The definition of sexual harassment in Minnesota law could be changed to clarify that sexually offensive behavior need not be “severe or pervasive” in order for it to be subject to litigation.
That legal standard, currently being used by Minnesota courts, has made it extremely difficult for those who have experienced sexual harassment to seek justice and accountability in the courts, said Rep. Kelly Moller (DFL-Shoreview). “This bill is necessary to ensure that workers are safe in their workplaces.”
Moller recounted the experience of Ami, who testified for the bill before a House division in February.
Ami was a server at a Twin Cities restaurant who was sexually harassed for more than year while working there while she attended law school, Moller said.
The harassment occurred weekly and included repeated unwanted touching by two male customers, repeated sexually suggestive language and a confrontation in the restaurant’s parking lot that she feared would become an abduction.

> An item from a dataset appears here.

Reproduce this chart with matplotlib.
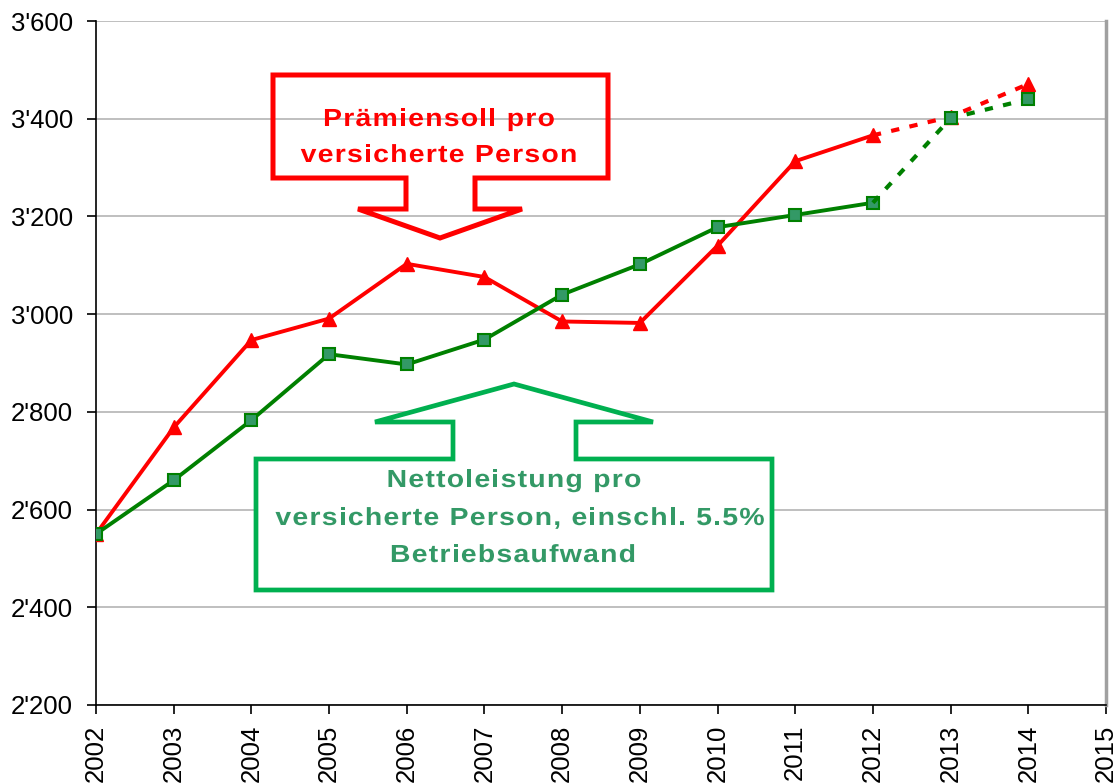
import matplotlib
matplotlib.use("Agg")
import matplotlib.pyplot as plt
from matplotlib.patches import Polygon
from matplotlib.ticker import FuncFormatter, MultipleLocator
from matplotlib import font_manager
from matplotlib.ft2font import FT2Font
from matplotlib.patheffects import AbstractPathEffect
from matplotlib.transforms import Affine2D

# ---- data ----
years = [2002, 2003, 2004, 2005, 2006, 2007, 2008, 2009, 2010, 2011, 2012, 2013, 2014]
praemiensoll = [2550, 2768, 2947, 2991, 3103, 3076, 2985, 2982, 3140, 3313, 3366, 3404, 3471]
nettoleistung = [2550, 2660, 2783, 2918, 2897, 2948, 3040, 3102, 3178, 3203, 3228, 3401, 3440]
n_actual = 11  # 2002..2012 solid, 2012..2014 dotted (forecast)

red_label = ["Prämiensoll pro", "versicherte Person"]
green_label = ["Nettoleistung pro", "versicherte Person, einschl. 5.5%", "Betriebsaufwand"]

W, H = 1116, 784
fig = plt.figure(figsize=(W / 100, H / 100), dpi=100)
ax = fig.add_axes([96 / W, 1 - 705 / H, (1106 - 96) / W, (705 - 21) / H])

RED = "#ff0000"
GREEN_LINE = "#008000"
GREEN_FACE = "#339966"
GREEN_BOX = "#00b050"
GREEN_TEXT = "#339966"

ax.set_xlim(2002, 2015)
ax.set_ylim(2200, 3600)
ax.yaxis.set_major_locator(MultipleLocator(200))
ax.xaxis.set_major_locator(MultipleLocator(1))
ax.yaxis.set_major_formatter(FuncFormatter(lambda v, p: f"{int(v)//1000}'{int(v)%1000:03d}"))
ax.grid(axis="y", color="#b4b4b4", lw=1.2)
ax.set_axisbelow(True)
ax.tick_params(axis="both", direction="out", length=6.5, width=1.2, color="black",
               labelsize=18.5)
ax.tick_params(axis="y", pad=10)
ax.tick_params(axis="x", labelrotation=90, pad=7.5)
for t in ax.get_xticklabels() + ax.get_yticklabels():
    t.set_fontfamily("Liberation Sans")
ax.spines["left"].set_color("black")
ax.spines["left"].set_linewidth(1.2)
ax.spines["bottom"].set_color("black")
ax.spines["bottom"].set_linewidth(1.2)
ax.spines["top"].set_visible(False)
ax.spines["right"].set_color("#a0a0a0")
ax.spines["right"].set_linewidth(2.5)

# solid parts
ax.plot(years[:n_actual], praemiensoll[:n_actual], color=RED, lw=2.8, zorder=3,
        marker="^", ms=10.5, mfc=RED, mec=RED)
ax.plot(years[:n_actual], nettoleistung[:n_actual], color=GREEN_LINE, lw=2.8, zorder=4,
        marker="s", ms=8, mfc=GREEN_FACE, mec=GREEN_LINE, mew=1.5)
# forecast parts
ax.plot(years[n_actual - 1:], praemiensoll[n_actual - 1:], color=RED, lw=3, zorder=3,
        ls=(0, (2, 2.5)))
ax.plot(years[n_actual:], praemiensoll[n_actual:], color=RED, lw=0, zorder=3,
        marker="^", ms=10.5, mfc=RED, mec=RED)
ax.plot(years[n_actual - 1:], nettoleistung[n_actual - 1:], color=GREEN_LINE, lw=3, zorder=4,
        ls=(0, (2, 2.5)))
ax.plot(years[n_actual:], nettoleistung[n_actual:], color=GREEN_LINE, lw=0, zorder=4,
        marker="s", ms=8, mfc=GREEN_FACE, mec=GREEN_LINE, mew=1.5)


def fp(x, y):
    return (x / W, 1 - y / H)


# red callout (transparent)
red_poly = [(273, 75), (608, 75), (608, 178), (475, 178), (475, 209), (522, 209),
            (440, 238), (358, 209), (406, 209), (406, 178), (273, 178)]
fig.patches.append(Polygon([fp(*p) for p in red_poly], closed=True, fill=False,
                           edgecolor=RED, lw=3.6, joinstyle="miter",
                           transform=fig.transFigure, zorder=10))
# green callout (white fill)
green_poly = [(256, 459), (453, 459), (453, 422), (375, 422), (514, 384), (653, 422),
              (576, 422), (576, 459), (772, 459), (772, 590), (256, 590)]
fig.patches.append(Polygon([fp(*p) for p in green_poly], closed=True, facecolor="white",
                           edgecolor=GREEN_BOX, lw=3.4, joinstyle="miter",
                           transform=fig.transFigure, zorder=10))


class HStretch(AbstractPathEffect):
    """Stretch glyphs horizontally about a display x position."""

    def __init__(self, x0, sx):
        super().__init__()
        self.x0 = x0
        self.sx = sx

    def draw_path(self, renderer, gc, tpath, affine, rgbFace=None):
        aff = affine + Affine2D().translate(-self.x0, 0).scale(self.sx, 1).translate(self.x0, 0)
        renderer.draw_path(gc, tpath, aff, rgbFace)


SIZE = 17.8
SX = 1.15
fpath = font_manager.findfont(font_manager.FontProperties(family="Liberation Sans", weight="bold"))
ft = FT2Font(fpath)
ft.set_size(SIZE, 100)


def adv(c):
    g = ft.load_char(ord(c))
    return g.linearHoriAdvance / 65536.0


def spaced_text(s, cx, base_y, color, spacing=1.2):
    advs = [adv(c) * SX for c in s]
    total = sum(advs) + spacing * (len(s) - 1)
    x = cx - total / 2
    for c, a in zip(s, advs):
        if c != " ":
            fig.text(x / W, 1 - base_y / H, c, fontsize=SIZE, fontweight="bold",
                     family="Liberation Sans", color=color, ha="left", va="baseline",
                     zorder=11, path_effects=[HStretch(x, SX)])
        x += a + spacing


spaced_text(red_label[0], 439, 126, RED)
spaced_text(red_label[1], 439, 162, RED)
spaced_text(green_label[0], 514, 487, GREEN_TEXT)
spaced_text(green_label[1], 520, 525, GREEN_TEXT)
spaced_text(green_label[2], 513, 562, GREEN_TEXT)

fig.savefig("out.png", dpi=100)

Ami said her managers did nothing to protect her from the abusers, and insisted she continue to serve the men.
When she went to court, her case was summarily dismissed because the judge determined the men’s behavior did not meet the “severe or pervasive” legal standard.
“Severe or pervasive is such a high bar that things like unwanted kissing, unwanted touching, requesting oral sex, and comparing female employees’ breasts are not considered severe or pervasive in our state,” Moller said.
Those examples came from recent court cases in the state, Moller said. And all of them were also dismissed, with summary judgments given to the employers.
“Victims were denied justice,” Moller said.
Rep. Linda Runbeck (R-Circle Pines) expressed concern that the change in definition would unfairly punish employers who were told of sexual harassment in their workplace and who took good faith steps to stop it. The bill would give too much legal latitude to accusers at the expense of employers, she said.
“The pendulum has perhaps swung too far,” she said.
Moller disagreed, and said case law as it has developed in Minnesota indicates that an employer “who makes a reasonable response to a claim of sexual harassment is not liable. … Employers really can control their destiny here.”